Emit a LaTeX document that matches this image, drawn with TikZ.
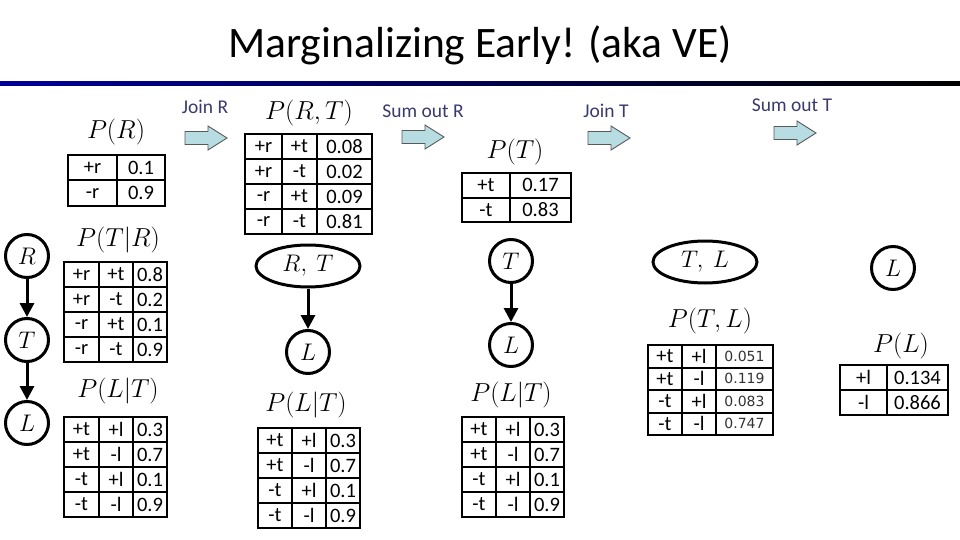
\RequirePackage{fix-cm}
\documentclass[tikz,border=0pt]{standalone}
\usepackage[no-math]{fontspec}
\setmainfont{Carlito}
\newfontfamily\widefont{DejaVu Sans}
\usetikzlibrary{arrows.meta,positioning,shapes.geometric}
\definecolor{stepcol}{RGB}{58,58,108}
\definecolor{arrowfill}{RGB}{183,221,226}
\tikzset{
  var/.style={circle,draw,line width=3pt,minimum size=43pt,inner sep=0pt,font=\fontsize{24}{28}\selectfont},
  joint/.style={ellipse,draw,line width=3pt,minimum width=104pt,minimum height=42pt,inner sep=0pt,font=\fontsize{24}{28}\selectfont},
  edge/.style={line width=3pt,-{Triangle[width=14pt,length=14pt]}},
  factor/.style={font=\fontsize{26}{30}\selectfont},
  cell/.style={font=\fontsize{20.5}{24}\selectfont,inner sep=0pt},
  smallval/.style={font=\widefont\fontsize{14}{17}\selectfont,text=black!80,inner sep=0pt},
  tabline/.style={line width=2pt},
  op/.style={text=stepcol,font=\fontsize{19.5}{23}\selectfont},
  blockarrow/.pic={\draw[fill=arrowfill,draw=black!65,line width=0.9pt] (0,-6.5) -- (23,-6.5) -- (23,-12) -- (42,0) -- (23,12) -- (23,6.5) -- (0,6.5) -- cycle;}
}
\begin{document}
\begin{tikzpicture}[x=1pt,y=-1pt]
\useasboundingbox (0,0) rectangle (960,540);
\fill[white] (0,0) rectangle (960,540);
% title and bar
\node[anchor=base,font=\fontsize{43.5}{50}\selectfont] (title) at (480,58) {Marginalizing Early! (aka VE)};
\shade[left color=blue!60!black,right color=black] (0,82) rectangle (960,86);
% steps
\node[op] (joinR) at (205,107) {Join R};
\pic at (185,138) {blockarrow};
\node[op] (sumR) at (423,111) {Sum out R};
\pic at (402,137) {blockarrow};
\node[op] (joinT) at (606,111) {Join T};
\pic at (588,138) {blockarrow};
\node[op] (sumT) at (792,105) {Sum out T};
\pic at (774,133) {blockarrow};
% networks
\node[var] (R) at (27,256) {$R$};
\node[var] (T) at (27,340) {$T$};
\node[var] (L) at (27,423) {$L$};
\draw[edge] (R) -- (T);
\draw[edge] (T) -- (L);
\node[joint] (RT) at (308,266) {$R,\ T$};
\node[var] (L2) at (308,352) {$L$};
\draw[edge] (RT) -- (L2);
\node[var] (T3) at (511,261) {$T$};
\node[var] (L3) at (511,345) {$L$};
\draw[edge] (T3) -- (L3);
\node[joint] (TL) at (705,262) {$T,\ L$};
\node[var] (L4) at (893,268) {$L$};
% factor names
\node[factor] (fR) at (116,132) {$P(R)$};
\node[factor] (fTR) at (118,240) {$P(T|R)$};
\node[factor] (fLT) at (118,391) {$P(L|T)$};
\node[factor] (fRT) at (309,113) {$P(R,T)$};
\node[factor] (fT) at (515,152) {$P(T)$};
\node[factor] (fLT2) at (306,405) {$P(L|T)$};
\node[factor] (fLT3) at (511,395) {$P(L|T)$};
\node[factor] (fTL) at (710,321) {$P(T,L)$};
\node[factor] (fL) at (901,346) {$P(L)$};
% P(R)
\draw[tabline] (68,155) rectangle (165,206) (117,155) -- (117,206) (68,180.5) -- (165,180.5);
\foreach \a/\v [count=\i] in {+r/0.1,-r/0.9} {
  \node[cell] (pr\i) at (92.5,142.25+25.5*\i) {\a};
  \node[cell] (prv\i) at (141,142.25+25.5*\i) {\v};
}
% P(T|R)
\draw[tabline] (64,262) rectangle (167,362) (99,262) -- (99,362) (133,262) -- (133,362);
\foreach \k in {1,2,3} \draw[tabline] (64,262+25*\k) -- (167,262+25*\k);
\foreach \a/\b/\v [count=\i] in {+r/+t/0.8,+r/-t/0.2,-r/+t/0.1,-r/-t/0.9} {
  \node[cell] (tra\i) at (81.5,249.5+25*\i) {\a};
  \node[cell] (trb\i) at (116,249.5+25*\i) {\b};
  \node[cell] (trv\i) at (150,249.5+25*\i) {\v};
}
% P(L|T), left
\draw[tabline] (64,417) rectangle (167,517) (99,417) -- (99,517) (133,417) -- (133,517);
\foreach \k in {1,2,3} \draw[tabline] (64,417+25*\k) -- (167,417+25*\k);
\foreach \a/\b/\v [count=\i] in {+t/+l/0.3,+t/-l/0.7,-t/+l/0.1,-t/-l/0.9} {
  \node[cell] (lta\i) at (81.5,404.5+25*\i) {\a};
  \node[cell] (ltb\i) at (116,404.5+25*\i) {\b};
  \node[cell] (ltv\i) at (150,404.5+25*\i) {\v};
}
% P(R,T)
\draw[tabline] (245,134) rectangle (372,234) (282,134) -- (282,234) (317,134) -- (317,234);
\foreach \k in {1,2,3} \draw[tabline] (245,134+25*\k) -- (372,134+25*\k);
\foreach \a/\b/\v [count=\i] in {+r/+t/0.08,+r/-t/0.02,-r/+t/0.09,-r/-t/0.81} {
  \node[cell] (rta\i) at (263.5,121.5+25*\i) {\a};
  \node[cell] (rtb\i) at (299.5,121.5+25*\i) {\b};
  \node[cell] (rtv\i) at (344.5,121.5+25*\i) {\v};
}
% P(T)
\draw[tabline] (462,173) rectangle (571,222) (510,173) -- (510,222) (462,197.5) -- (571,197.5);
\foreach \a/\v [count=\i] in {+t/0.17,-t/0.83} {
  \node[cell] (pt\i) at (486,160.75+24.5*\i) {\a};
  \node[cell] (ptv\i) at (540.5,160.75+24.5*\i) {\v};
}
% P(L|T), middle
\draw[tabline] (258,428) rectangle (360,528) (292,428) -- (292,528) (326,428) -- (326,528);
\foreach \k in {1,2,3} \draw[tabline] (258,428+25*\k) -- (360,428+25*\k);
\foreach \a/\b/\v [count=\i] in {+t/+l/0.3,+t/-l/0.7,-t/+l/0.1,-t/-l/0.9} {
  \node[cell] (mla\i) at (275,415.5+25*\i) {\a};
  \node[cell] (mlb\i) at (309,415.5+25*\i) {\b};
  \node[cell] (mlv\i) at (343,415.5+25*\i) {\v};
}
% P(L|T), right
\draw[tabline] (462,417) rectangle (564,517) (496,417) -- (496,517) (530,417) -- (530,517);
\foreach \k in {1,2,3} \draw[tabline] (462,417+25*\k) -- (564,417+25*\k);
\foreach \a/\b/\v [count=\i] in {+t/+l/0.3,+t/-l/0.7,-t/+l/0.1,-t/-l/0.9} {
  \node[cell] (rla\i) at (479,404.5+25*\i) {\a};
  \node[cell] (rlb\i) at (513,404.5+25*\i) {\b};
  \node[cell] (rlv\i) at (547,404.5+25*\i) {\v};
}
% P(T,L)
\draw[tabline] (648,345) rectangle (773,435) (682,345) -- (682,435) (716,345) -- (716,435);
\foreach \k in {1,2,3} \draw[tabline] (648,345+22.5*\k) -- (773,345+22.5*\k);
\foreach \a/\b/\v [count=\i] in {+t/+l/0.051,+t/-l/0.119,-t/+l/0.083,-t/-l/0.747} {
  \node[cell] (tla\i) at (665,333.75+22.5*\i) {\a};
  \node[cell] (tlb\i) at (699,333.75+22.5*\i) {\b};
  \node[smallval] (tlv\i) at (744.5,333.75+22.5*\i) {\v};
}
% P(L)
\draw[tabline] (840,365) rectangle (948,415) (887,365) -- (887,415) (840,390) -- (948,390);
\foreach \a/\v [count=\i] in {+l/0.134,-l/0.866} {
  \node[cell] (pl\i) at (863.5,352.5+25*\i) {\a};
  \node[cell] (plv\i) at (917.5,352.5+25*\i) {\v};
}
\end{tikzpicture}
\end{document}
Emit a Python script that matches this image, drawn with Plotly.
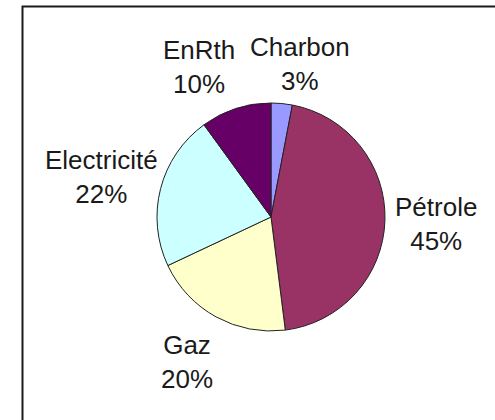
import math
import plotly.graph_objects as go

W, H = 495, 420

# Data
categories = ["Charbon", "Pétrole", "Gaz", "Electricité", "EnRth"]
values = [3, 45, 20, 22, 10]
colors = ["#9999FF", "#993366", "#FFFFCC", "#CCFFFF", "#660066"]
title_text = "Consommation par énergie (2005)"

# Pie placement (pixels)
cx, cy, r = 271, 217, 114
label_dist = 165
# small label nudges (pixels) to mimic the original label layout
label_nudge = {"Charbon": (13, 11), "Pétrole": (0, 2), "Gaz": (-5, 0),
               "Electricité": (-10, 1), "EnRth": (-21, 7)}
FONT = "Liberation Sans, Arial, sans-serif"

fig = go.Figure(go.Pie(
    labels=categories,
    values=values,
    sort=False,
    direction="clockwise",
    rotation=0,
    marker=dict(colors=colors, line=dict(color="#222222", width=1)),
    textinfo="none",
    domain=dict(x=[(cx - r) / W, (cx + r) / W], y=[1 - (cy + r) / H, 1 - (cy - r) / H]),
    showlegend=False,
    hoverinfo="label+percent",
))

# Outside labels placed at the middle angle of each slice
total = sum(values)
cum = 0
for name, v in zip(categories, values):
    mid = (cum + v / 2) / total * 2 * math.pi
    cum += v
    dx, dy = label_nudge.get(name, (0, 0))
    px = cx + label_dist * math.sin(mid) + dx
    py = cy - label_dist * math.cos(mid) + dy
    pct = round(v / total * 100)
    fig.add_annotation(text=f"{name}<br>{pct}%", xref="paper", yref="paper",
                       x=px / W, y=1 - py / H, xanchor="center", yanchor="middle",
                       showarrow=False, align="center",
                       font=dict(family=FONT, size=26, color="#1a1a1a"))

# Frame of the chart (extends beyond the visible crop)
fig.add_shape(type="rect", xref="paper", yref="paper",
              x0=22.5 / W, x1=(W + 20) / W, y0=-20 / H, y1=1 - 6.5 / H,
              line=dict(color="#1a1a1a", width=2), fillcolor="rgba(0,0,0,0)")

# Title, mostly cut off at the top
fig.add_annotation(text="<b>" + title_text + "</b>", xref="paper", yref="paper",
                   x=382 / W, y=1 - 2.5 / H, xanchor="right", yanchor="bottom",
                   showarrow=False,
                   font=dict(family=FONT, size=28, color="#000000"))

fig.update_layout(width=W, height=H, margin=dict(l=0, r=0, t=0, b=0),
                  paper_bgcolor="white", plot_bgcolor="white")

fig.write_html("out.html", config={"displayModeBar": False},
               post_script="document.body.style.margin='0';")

§ Set exercise
Can you give again only the lines between the one containing "Emit a Python" and the one containing "W, H = 495, 420", counting both, exactly as they appear and without any pictures?

§ Task result
Emit a Python script that matches this image, drawn with Plotly.
import math
import plotly.graph_objects as go

W, H = 495, 420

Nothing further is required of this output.